--- begin ---

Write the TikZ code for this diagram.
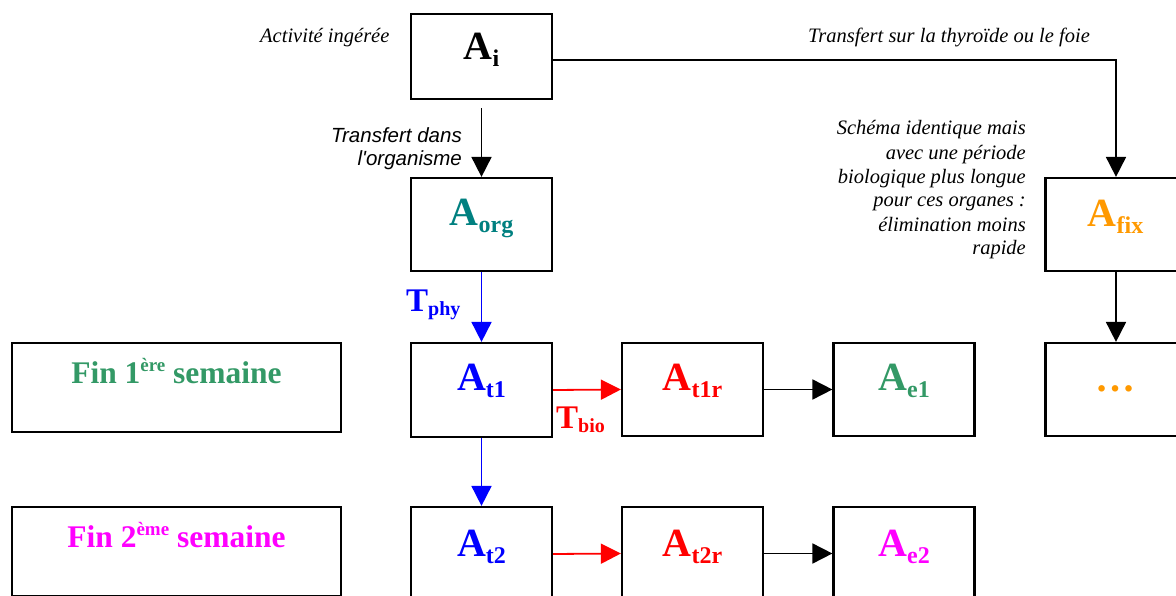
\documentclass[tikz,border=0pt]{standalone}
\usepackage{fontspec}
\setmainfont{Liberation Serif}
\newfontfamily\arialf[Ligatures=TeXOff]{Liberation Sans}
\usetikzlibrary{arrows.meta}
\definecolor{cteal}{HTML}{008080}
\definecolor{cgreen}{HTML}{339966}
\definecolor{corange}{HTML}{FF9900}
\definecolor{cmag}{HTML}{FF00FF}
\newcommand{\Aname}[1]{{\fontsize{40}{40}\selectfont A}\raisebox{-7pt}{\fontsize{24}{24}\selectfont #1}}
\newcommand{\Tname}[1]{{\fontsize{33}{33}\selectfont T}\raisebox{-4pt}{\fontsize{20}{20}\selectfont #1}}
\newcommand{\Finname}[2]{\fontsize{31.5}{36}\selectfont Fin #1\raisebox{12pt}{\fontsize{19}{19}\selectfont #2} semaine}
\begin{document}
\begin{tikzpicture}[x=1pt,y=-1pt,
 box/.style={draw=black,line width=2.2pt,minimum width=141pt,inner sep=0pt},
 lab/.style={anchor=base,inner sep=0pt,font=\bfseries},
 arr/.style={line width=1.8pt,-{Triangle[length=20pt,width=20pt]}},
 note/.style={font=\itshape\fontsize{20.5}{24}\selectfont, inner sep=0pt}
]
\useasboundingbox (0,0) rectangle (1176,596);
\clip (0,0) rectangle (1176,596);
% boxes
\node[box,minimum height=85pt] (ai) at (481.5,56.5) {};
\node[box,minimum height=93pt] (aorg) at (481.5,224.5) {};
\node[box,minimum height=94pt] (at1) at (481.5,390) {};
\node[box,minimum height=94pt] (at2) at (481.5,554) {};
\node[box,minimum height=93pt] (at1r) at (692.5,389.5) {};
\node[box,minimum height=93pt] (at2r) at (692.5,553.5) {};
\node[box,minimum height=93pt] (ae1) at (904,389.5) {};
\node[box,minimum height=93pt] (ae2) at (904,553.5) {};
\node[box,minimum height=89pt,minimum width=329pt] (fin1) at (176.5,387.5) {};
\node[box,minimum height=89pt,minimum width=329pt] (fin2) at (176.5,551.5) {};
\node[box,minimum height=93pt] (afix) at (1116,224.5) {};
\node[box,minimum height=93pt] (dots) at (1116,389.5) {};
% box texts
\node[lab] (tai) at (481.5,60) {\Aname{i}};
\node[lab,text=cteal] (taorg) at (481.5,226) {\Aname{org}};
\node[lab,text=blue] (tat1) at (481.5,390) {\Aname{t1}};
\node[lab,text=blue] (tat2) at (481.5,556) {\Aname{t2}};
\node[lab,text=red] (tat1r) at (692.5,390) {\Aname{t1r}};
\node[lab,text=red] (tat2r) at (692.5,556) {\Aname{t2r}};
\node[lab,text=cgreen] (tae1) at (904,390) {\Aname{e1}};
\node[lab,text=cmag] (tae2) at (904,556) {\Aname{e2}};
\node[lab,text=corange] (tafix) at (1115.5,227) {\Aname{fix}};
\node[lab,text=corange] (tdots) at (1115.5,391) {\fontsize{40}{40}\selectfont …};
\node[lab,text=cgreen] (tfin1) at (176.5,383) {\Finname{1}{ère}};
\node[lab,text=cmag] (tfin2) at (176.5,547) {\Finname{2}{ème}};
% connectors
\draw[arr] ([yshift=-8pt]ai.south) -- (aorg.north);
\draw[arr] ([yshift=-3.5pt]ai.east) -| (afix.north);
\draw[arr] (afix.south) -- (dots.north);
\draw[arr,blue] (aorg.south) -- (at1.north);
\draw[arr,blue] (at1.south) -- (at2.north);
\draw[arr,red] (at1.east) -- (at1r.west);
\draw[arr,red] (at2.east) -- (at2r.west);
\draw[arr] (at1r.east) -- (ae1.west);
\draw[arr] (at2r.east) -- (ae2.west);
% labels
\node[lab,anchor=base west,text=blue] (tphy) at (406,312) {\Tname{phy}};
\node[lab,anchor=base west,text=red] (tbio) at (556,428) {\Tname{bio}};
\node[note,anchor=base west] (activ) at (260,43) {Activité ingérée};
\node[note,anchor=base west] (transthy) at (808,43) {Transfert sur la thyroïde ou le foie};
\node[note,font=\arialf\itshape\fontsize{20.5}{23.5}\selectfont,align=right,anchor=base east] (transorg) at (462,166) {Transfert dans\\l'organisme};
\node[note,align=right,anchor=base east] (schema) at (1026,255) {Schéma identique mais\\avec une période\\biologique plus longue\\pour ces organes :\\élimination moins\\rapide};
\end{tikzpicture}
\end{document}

--- end ---

# Exercise task:
Skip the images and write out the rest of the listing exactly.

# Written solution:
Write the TikZ code for this diagram.
\documentclass[tikz,border=0pt]{standalone}
\usepackage{fontspec}
\setmainfont{Liberation Serif}
\newfontfamily\arialf[Ligatures=TeXOff]{Liberation Sans}
\usetikzlibrary{arrows.meta}
\definecolor{cteal}{HTML}{008080}
\definecolor{cgreen}{HTML}{339966}
\definecolor{corange}{HTML}{FF9900}
\definecolor{cmag}{HTML}{FF00FF}
\newcommand{\Aname}[1]{{\fontsize{40}{40}\selectfont A}\raisebox{-7pt}{\fontsize{24}{24}\selectfont #1}}
\newcommand{\Tname}[1]{{\fontsize{33}{33}\selectfont T}\raisebox{-4pt}{\fontsize{20}{20}\selectfont #1}}
\newcommand{\Finname}[2]{\fontsize{31.5}{36}\selectfont Fin #1\raisebox{12pt}{\fontsize{19}{19}\selectfont #2} semaine}
\begin{document}
\begin{tikzpicture}[x=1pt,y=-1pt,
 box/.style={draw=black,line width=2.2pt,minimum width=141pt,inner sep=0pt},
 lab/.style={anchor=base,inner sep=0pt,font=\bfseries},
 arr/.style={line width=1.8pt,-{Triangle[length=20pt,width=20pt]}},
 note/.style={font=\itshape\fontsize{20.5}{24}\selectfont, inner sep=0pt}
]
\useasboundingbox (0,0) rectangle (1176,596);
\clip (0,0) rectangle (1176,596);
% boxes
\node[box,minimum height=85pt] (ai) at (481.5,56.5) {};
\node[box,minimum height=93pt] (aorg) at (481.5,224.5) {};
\node[box,minimum height=94pt] (at1) at (481.5,390) {};
\node[box,minimum height=94pt] (at2) at (481.5,554) {};
\node[box,minimum height=93pt] (at1r) at (692.5,389.5) {};
\node[box,minimum height=93pt] (at2r) at (692.5,553.5) {};
\node[box,minimum height=93pt] (ae1) at (904,389.5) {};
\node[box,minimum height=93pt] (ae2) at (904,553.5) {};
\node[box,minimum height=89pt,minimum width=329pt] (fin1) at (176.5,387.5) {};
\node[box,minimum height=89pt,minimum width=329pt] (fin2) at (176.5,551.5) {};
\node[box,minimum height=93pt] (afix) at (1116,224.5) {};
\node[box,minimum height=93pt] (dots) at (1116,389.5) {};
% box texts
\node[lab] (tai) at (481.5,60) {\Aname{i}};
\node[lab,text=cteal] (taorg) at (481.5,226) {\Aname{org}};
\node[lab,text=blue] (tat1) at (481.5,390) {\Aname{t1}};
\node[lab,text=blue] (tat2) at (481.5,556) {\Aname{t2}};
\node[lab,text=red] (tat1r) at (692.5,390) {\Aname{t1r}};
\node[lab,text=red] (tat2r) at (692.5,556) {\Aname{t2r}};
\node[lab,text=cgreen] (tae1) at (904,390) {\Aname{e1}};
\node[lab,text=cmag] (tae2) at (904,556) {\Aname{e2}};
\node[lab,text=corange] (tafix) at (1115.5,227) {\Aname{fix}};
\node[lab,text=corange] (tdots) at (1115.5,391) {\fontsize{40}{40}\selectfont …};
\node[lab,text=cgreen] (tfin1) at (176.5,383) {\Finname{1}{ère}};
\node[lab,text=cmag] (tfin2) at (176.5,547) {\Finname{2}{ème}};
% connectors
\draw[arr] ([yshift=-8pt]ai.south) -- (aorg.north);
\draw[arr] ([yshift=-3.5pt]ai.east) -| (afix.north);
\draw[arr] (afix.south) -- (dots.north);
\draw[arr,blue] (aorg.south) -- (at1.north);
\draw[arr,blue] (at1.south) -- (at2.north);
\draw[arr,red] (at1.east) -- (at1r.west);
\draw[arr,red] (at2.east) -- (at2r.west);
\draw[arr] (at1r.east) -- (ae1.west);
\draw[arr] (at2r.east) -- (ae2.west);
% labels
\node[lab,anchor=base west,text=blue] (tphy) at (406,312) {\Tname{phy}};
\node[lab,anchor=base west,text=red] (tbio) at (556,428) {\Tname{bio}};
\node[note,anchor=base west] (activ) at (260,43) {Activité ingérée};
\node[note,anchor=base west] (transthy) at (808,43) {Transfert sur la thyroïde ou le foie};
\node[note,font=\arialf\itshape\fontsize{20.5}{23.5}\selectfont,align=right,anchor=base east] (transorg) at (462,166) {Transfert dans\\l'organisme};
\node[note,align=right,anchor=base east] (schema) at (1026,255) {Schéma identique mais\\avec une période\\biologique plus longue\\pour ces organes :\\élimination moins\\rapide};
\end{tikzpicture}
\end{document}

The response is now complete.